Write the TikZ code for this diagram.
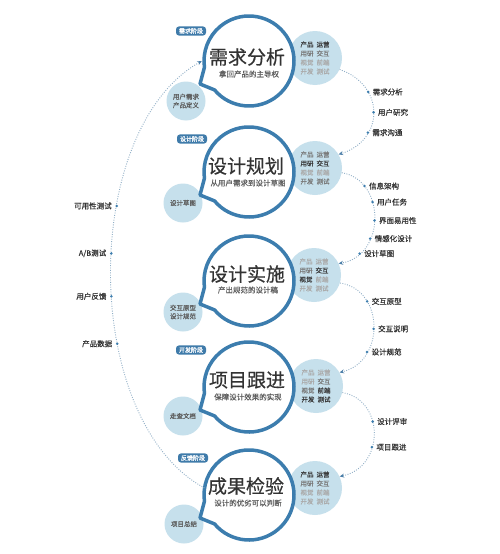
\documentclass[tikz,border=0pt]{standalone}
\usepackage{fontspec}
\newfontfamily\cjk{Noto Sans CJK SC}
\newfontfamily\cjkb[FakeBold=0.6]{Noto Sans CJK SC}
\newfontfamily\cjkt[FakeBold=0.4]{Noto Sans CJK SC}
\usetikzlibrary{arrows.meta,calc}
\definecolor{mainblue}{HTML}{3C7DAE}
\definecolor{lightblue}{HTML}{C6E0EC}
\definecolor{tagblue}{HTML}{3F7BAA}
\definecolor{dotline}{HTML}{8FAEC6}
\definecolor{arrowblue}{HTML}{4A7EA8}
\definecolor{txtdark}{HTML}{333333}
\definecolor{txtsub}{HTML}{5E5E5E}
\definecolor{rD}{HTML}{3A3A3A}
\definecolor{rM}{HTML}{7A7A7A}
\definecolor{rL}{HTML}{ABABAB}
\newcommand\rolew[2]{{\color{#1}#2}}
\newcommand\rolegap{\hspace{3pt}}
\begin{document}
\begin{tikzpicture}[x=1pt,y=-1pt,
  rolecirc/.style={circle, fill=lightblue, minimum size=54pt, inner sep=0pt, align=center,
    font=\cjkb\fontsize{6.5}{9}\selectfont},
  sidecirc/.style={circle, fill=lightblue, minimum size=39pt, inner sep=0pt, align=center,
    font=\cjkb\fontsize{6.5}{8.5}\selectfont, text=txtsub},
  mainc/.style={circle, minimum size=90pt, inner sep=0pt},
  bubble/.style={draw=mainblue, line width=3.5pt, fill=white, line join=round},
  title/.style={font=\cjkt\fontsize{19}{19}\selectfont, text=txtdark, inner sep=0pt},
  subt/.style={font=\cjkb\fontsize{7.5}{7.5}\selectfont, text=txtsub, fill=white, inner sep=0.8pt},
  tagbox/.style={rounded corners=3pt, fill=tagblue, text=white, font=\cjkb\fontsize{6}{6}\selectfont,
    inner xsep=3pt, inner ysep=1.8pt},
  flow/.style={draw=dotline, line width=0.9pt, dash pattern=on 0.9pt off 1.5pt,
    -{Stealth[length=4.5pt,width=4pt,color=arrowblue]}},
  dotmark/.style={circle, fill=mainblue, inner sep=0pt, minimum size=2.8pt},
  lab/.style={font=\cjkb\fontsize{7.5}{7.5}\selectfont, text=txtdark, inner sep=0pt}
]
\useasboundingbox (0,0) rectangle (500,554);
\fill[white] (0,0) rectangle (500,554);

% role circles (right)
\node[rolecirc] (r1) at (315,58) {\rolew{rD}{产品}\rolegap\rolew{rD}{运营}\\\rolew{rM}{用研}\rolegap\rolew{rM}{交互}\\\rolew{rL}{视觉}\rolegap\rolew{rL}{前端}\\\rolew{rL}{开发}\rolegap\rolew{rL}{测试}};
\node[rolecirc] (r2) at (315,168) {\rolew{rM}{产品}\rolegap\rolew{rM}{运营}\\\rolew{rD}{用研}\rolegap\rolew{rD}{交互}\\\rolew{rL}{视觉}\rolegap\rolew{rL}{前端}\\\rolew{rM}{开发}\rolegap\rolew{rM}{测试}};
\node[rolecirc] (r3) at (314,275) {\rolew{rL}{产品}\rolegap\rolew{rL}{运营}\\\rolew{rM}{用研}\rolegap\rolew{rD}{交互}\\\rolew{rD}{视觉}\rolegap\rolew{rL}{前端}\\\rolew{rL}{开发}\rolegap\rolew{rL}{测试}};
\node[rolecirc] (r4) at (316,386) {\rolew{rL}{产品}\rolegap\rolew{rL}{运营}\\\rolew{rL}{用研}\rolegap\rolew{rM}{交互}\\\rolew{rM}{视觉}\rolegap\rolew{rD}{前端}\\\rolew{rD}{开发}\rolegap\rolew{rD}{测试}};
\node[rolecirc] (r5) at (315,488) {\rolew{rD}{产品}\rolegap\rolew{rD}{运营}\\\rolew{rM}{用研}\rolegap\rolew{rM}{交互}\\\rolew{rL}{视觉}\rolegap\rolew{rL}{前端}\\\rolew{rL}{开发}\rolegap\rolew{rL}{测试}};

% side circles (left)
\node[sidecirc] (s1) at (186,101) {用户需求\\产品定义};
\node[sidecirc] (s2) at (183,203) {设计草图};
\node[sidecirc] (s3) at (183,312) {交互原型\\设计规范};
\node[sidecirc] (s4) at (183,416) {走查文档};
\node[sidecirc] (s5) at (184,524) {项目总结};

% main circles
\node[mainc] (c1) at (249,61) {};
\node[mainc] (c2) at (249,172) {};
\node[mainc] (c3) at (249,281) {};
\node[mainc] (c4) at (249,387) {};
\node[mainc] (c5) at (249,495) {};
\foreach \c in {c1,c2,c3,c4,c5}{
  \draw[bubble] ([shift={(172:45)}]\c.center) -- ([shift={(-49,23)}]\c.center)
    -- ([shift={(140:45)}]\c.center) arc[start angle=140, end angle=-188, radius=45] -- cycle;
}

\node[title] (h1) at (247,57) {需求分析};
\node[subt] (u1) at (249,74) {拿回产品的主导权};
\node[title] (h2) at (246,166) {设计规划};
\node[subt] (u2) at (248,183) {从用户需求到设计草图};
\node[title] (h3) at (247,274) {设计实施};
\node[subt] (u3) at (248,290) {产出规范的设计稿};
\node[title] (h4) at (247,380) {项目跟进};
\node[subt] (u4) at (248,397) {保障设计效果的实现};
\node[title] (h5) at (246,486) {成果检验};
\node[subt] (u5) at (248,503) {设计的优劣可以判断};

% phase tags
\node[tagbox] (t1) at (191,31) {需求阶段};
\node[tagbox] (t2) at (192,139) {设计阶段};
\node[tagbox] (t4) at (191,350) {开发阶段};
\node[tagbox] (t5) at (193,458) {反馈阶段};

% right flows
\draw[flow] (r1.-25) .. controls (385,85) and (385,140) .. (r2.30)
  node[pos=0.3,dotmark] (a1){} node[pos=0.5,dotmark] (a2){} node[pos=0.7,dotmark] (a3){};
\node[lab,anchor=west] at ([xshift=2.5pt]a1.east) {需求分析};
\node[lab,anchor=west] at ([xshift=2.5pt]a2.east) {用户研究};
\node[lab,anchor=west] at ([xshift=2.5pt]a3.east) {需求沟通};

\draw[flow] (r2.-10) .. controls (386,180) and (386,256) .. (r3.25)
  node[pos=0.22,dotmark] (b1){} node[pos=0.37,dotmark] (b2){} node[pos=0.52,dotmark] (b3){}
  node[pos=0.67,dotmark] (b4){} node[pos=0.82,dotmark] (b5){};
\node[lab,anchor=west] at ([xshift=2.5pt]b1.east) {信息架构};
\node[lab,anchor=west] at ([xshift=2.5pt]b2.east) {用户任务};
\node[lab,anchor=west] at ([xshift=2.5pt]b3.east) {界面易用性};
\node[lab,anchor=west] at ([xshift=2.5pt]b4.east) {情感化设计};
\node[lab,anchor=west] at ([xshift=2.5pt]b5.east) {设计草图};

\draw[flow] (r3.-17) .. controls (385,290) and (385,362) .. (r4.30)
  node[pos=0.28,dotmark] (e1){} node[pos=0.52,dotmark] (e2){} node[pos=0.72,dotmark] (e3){};
\node[lab,anchor=west] at ([xshift=2.5pt]e1.east) {交互原型};
\node[lab,anchor=west] at ([xshift=2.5pt]e2.east) {交互说明};
\node[lab,anchor=west] at ([xshift=2.5pt]e3.east) {设计规范};

\draw[flow] (r4.-14) .. controls (385,400) and (385,467) .. (r5.25)
  node[pos=0.39,dotmark] (f1){} node[pos=0.62,dotmark] (f2){};
\node[lab,anchor=west] at ([xshift=2.5pt]f1.east) {设计评审};
\node[lab,anchor=west] at ([xshift=2.5pt]f2.east) {项目跟进};

% left feedback loop
\draw[flow] (c5.171) .. controls (80,420) and (80,130) .. ([xshift=-2pt]c1.west)
  node[pos=0.37,dotmark] (g4){} node[pos=0.46,dotmark] (g3){}
  node[pos=0.54,dotmark] (g2){} node[pos=0.63,dotmark] (g1){};
\node[lab,anchor=east] at ([xshift=-3pt]g1.west) {可用性测试};
\node[lab,anchor=east] at ([xshift=-3pt]g2.west) {A/B测试};
\node[lab,anchor=east] at ([xshift=-3pt]g3.west) {用户反馈};
\node[lab,anchor=east] at ([xshift=-3pt]g4.west) {产品数据};
\end{tikzpicture}
\end{document}
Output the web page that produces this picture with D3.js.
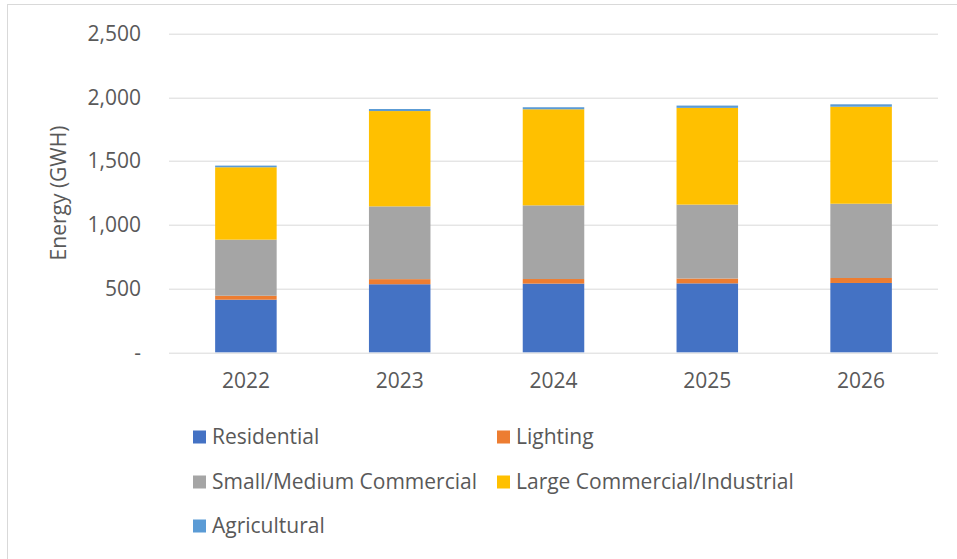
<!DOCTYPE html>
<html>
<head>
<meta charset="utf-8">
<script src="https://cdn.jsdelivr.net/npm/d3@7"></script>
<style>
  body { margin: 0; background: #fff; }
  text { font-family: "Open Sans", sans-serif; fill: #595959; }
</style>
</head>
<body>
<svg id="chart" width="957" height="559"></svg>
<script>
// values (GWH)
const years = ["2022", "2023", "2024", "2025", "2026"]
const seriesNames = ["Residential", "Lighting", "Small/Medium Commercial", "Large Commercial/Industrial", "Agricultural"]
const colors = ["#4472c4", "#ed7d31", "#a5a5a5", "#ffc000", "#5b9bd5"]
const residential = [413, 534, 539, 541, 544]
const lighting = [31, 40, 36, 38, 39]
const smallMedium = [440, 571, 578, 580, 583]
const largeIndustrial = [568, 748, 754, 759, 761]
const agricultural = [13, 16, 16, 18, 19]
const yTicks = [0, 500, 1000, 1500, 2000, 2500]

const svg = d3.select("#chart")
const margin = { top: 33.7, left: 169, right: 19, bottom: 206.7 }
const w = 957 - margin.left - margin.right,
    h = 559 - margin.top - margin.bottom

// chart border
svg.append("rect")
    .attr("x", 7.5).attr("y", 4.5)
    .attr("width", 960).attr("height", 600)
    .attr("fill", "none").attr("stroke", "#d9d9d9")

const rows = years.map((y, i) => ({
    year: y,
    "Residential": residential[i],
    "Lighting": lighting[i],
    "Small/Medium Commercial": smallMedium[i],
    "Large Commercial/Industrial": largeIndustrial[i],
    "Agricultural": agricultural[i]
}))
const stacked = d3.stack().keys(seriesNames)(rows)

const x = d3.scaleBand().domain(years).range([0, w]).paddingInner(0.6).paddingOuter(0.3)
const y = d3.scaleLinear().domain([0, 2500]).range([h, 0])

const g = svg.append("g").attr("transform", "translate(" + margin.left + "," + margin.top + ")")

// gridlines
g.append("g").selectAll("line")
    .data(yTicks)
    .enter().append("line")
    .attr("x1", 0).attr("x2", w)
    .attr("y1", d => Math.round(y(d)) + 0.5).attr("y2", d => Math.round(y(d)) + 0.5)
    .attr("stroke", "#d9d9d9").attr("stroke-width", 1)

// y tick labels
const yAxis = g.append("g")
    .call(d3.axisLeft(y).tickValues(yTicks).tickSize(0).tickPadding(28)
        .tickFormat(d => d === 0 ? "-" : d3.format(",")(d)))
yAxis.select(".domain").remove()
yAxis.selectAll("text").style("font-size", "21px").attr("fill", "#595959")

// x tick labels
const xAxis = g.append("g")
    .attr("transform", "translate(0," + h + ")")
    .call(d3.axisBottom(x).tickSize(0).tickPadding(21))
xAxis.select(".domain").remove()
xAxis.selectAll("text").style("font-size", "21px").attr("fill", "#595959")

// bars
g.selectAll(".series")
    .data(stacked)
    .enter().append("g")
    .attr("class", "series")
    .attr("fill", (d, i) => colors[i])
    .selectAll("rect")
    .data(d => d)
    .enter().append("rect")
    .attr("x", d => x(d.data.year))
    .attr("y", d => y(d[1]))
    .attr("width", x.bandwidth())
    .attr("height", d => y(d[0]) - y(d[1]))

// y axis title
svg.append("text")
    .attr("transform", "translate(66," + (margin.top + h / 2) + ") rotate(-90)")
    .attr("text-anchor", "middle")
    .style("font-size", "21px")
    .text("Energy (GWH)")

// legend
const legendPos = [[193, 437], [497, 437], [193, 482], [497, 482], [193, 526]]
const legend = svg.append("g").selectAll("g")
    .data(seriesNames)
    .enter().append("g")
    .attr("transform", (d, i) => "translate(" + legendPos[i][0] + "," + legendPos[i][1] + ")")
legend.append("rect")
    .attr("x", 0).attr("y", -6.5)
    .attr("width", 13).attr("height", 13)
    .attr("fill", (d, i) => colors[i])
legend.append("text")
    .attr("x", 19).attr("dy", "0.35em")
    .style("font-size", "21px")
    .text(d => d)
</script>
</body>
</html>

> [WORK TO COMPLETE] Extract lines where the string "this" occurs.

> [RESPONSE BELOW]
Write the TikZ code for this diagram.
Output the web page that produces this picture with D3.js.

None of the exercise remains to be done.